• TASK STATEMENT: Set the data down again, exactly as it reads, but without the pictures.
━━━━━ RAW DATA
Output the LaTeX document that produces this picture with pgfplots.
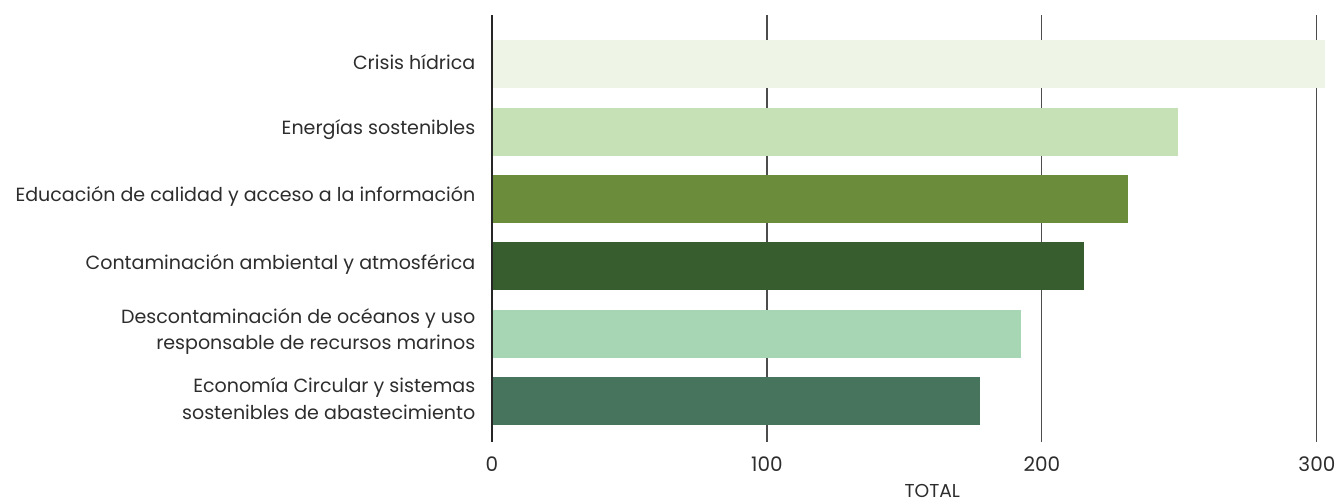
\documentclass[border=0pt]{standalone}
\usepackage{pgfplots}
\pgfplotsset{compat=1.18}
\usepackage{fontspec}
\setmainfont{Poppins}
\definecolor{cA}{RGB}{238,244,230}
\definecolor{cB}{RGB}{199,225,182}
\definecolor{cC}{RGB}{107,140,58}
\definecolor{cD}{RGB}{55,92,45}
\definecolor{cE}{RGB}{166,214,180}
\definecolor{cF}{RGB}{70,116,93}
\definecolor{txt}{RGB}{45,45,45}
\begin{document}
\begin{tikzpicture}[x=1pt,y=1pt]
\begin{axis}[
  name=ax,
  at={(0,0)}, anchor=south west,
  scale only axis,
  width=629pt, height=320.25pt,
  xbar, bar width=36pt, bar shift=0pt,
  xmin=0, xmax=305,
  ymin=-0.61, ymax=5.73,
  axis line style={draw=none},
  major tick length=0pt,
  xtick={0,100,200,300},
  ytick={0,1,2,3,4,5},
  yticklabels={{Economía Circular y sistemas\\sostenibles de abastecimiento},
               {Descontaminación de océanos y uso\\responsable de recursos marinos},
               {Contaminación ambiental y atmosférica},
               {Educación de calidad y acceso a la información},
               {Energías sostenibles},
               {Crisis hídrica}},
  yticklabel style={align=right, anchor=east, xshift=-9pt, yshift=1.5pt, font=\fontsize{14.3}{20}\selectfont, text=txt},
  xticklabel style={anchor=center, yshift=-16.5pt, font=\fontsize{15}{19}\selectfont, text=txt},
  /pgf/number format/assume math mode=true,
  xmajorgrids,
  major grid style={draw=black!70, line width=0.8pt},
  xlabel={TOTAL},
  xlabel style={at={(axis description cs:0.525,0)}, anchor=center, yshift=-37pt, font=\fontsize{14}{17}\selectfont, text=txt},
  clip=false,
]
\addplot[fill=cF, draw=none] coordinates {(177.5,0)};
\addplot[fill=cE, draw=none] coordinates {(192.4,1)};
\addplot[fill=cD, draw=none] coordinates {(215.3,2)};
\addplot[fill=cC, draw=none] coordinates {(231.3,3)};
\addplot[fill=cB, draw=none] coordinates {(249.5,4)};
\addplot[fill=cA, draw=none] coordinates {(303,5)};
\draw[black!85, line width=0.8pt] (axis cs:0,-0.61) -- (axis cs:0,5.73);
\end{axis}
\pgfresetboundingbox
\path (-369pt,-45.75pt) rectangle (636.75pt,331.5pt);
\end{tikzpicture}
\end{document}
━━━━━━━━━━
• ANSWER BELOW:
Output the LaTeX document that produces this picture with pgfplots.
\documentclass[border=0pt]{standalone}
\usepackage{pgfplots}
\pgfplotsset{compat=1.18}
\usepackage{fontspec}
\setmainfont{Poppins}
\definecolor{cA}{RGB}{238,244,230}
\definecolor{cB}{RGB}{199,225,182}
\definecolor{cC}{RGB}{107,140,58}
\definecolor{cD}{RGB}{55,92,45}
\definecolor{cE}{RGB}{166,214,180}
\definecolor{cF}{RGB}{70,116,93}
\definecolor{txt}{RGB}{45,45,45}
\begin{document}
\begin{tikzpicture}[x=1pt,y=1pt]
\begin{axis}[
  name=ax,
  at={(0,0)}, anchor=south west,
  scale only axis,
  width=629pt, height=320.25pt,
  xbar, bar width=36pt, bar shift=0pt,
  xmin=0, xmax=305,
  ymin=-0.61, ymax=5.73,
  axis line style={draw=none},
  major tick length=0pt,
  xtick={0,100,200,300},
  ytick={0,1,2,3,4,5},
  yticklabels={{Economía Circular y sistemas\\sostenibles de abastecimiento},
               {Descontaminación de océanos y uso\\responsable de recursos marinos},
               {Contaminación ambiental y atmosférica},
               {Educación de calidad y acceso a la información},
               {Energías sostenibles},
               {Crisis hídrica}},
  yticklabel style={align=right, anchor=east, xshift=-9pt, yshift=1.5pt, font=\fontsize{14.3}{20}\selectfont, text=txt},
  xticklabel style={anchor=center, yshift=-16.5pt, font=\fontsize{15}{19}\selectfont, text=txt},
  /pgf/number format/assume math mode=true,
  xmajorgrids,
  major grid style={draw=black!70, line width=0.8pt},
  xlabel={TOTAL},
  xlabel style={at={(axis description cs:0.525,0)}, anchor=center, yshift=-37pt, font=\fontsize{14}{17}\selectfont, text=txt},
  clip=false,
]
\addplot[fill=cF, draw=none] coordinates {(177.5,0)};
\addplot[fill=cE, draw=none] coordinates {(192.4,1)};
\addplot[fill=cD, draw=none] coordinates {(215.3,2)};
\addplot[fill=cC, draw=none] coordinates {(231.3,3)};
\addplot[fill=cB, draw=none] coordinates {(249.5,4)};
\addplot[fill=cA, draw=none] coordinates {(303,5)};
\draw[black!85, line width=0.8pt] (axis cs:0,-0.61) -- (axis cs:0,5.73);
\end{axis}
\pgfresetboundingbox
\path (-369pt,-45.75pt) rectangle (636.75pt,331.5pt);
\end{tikzpicture}
\end{document}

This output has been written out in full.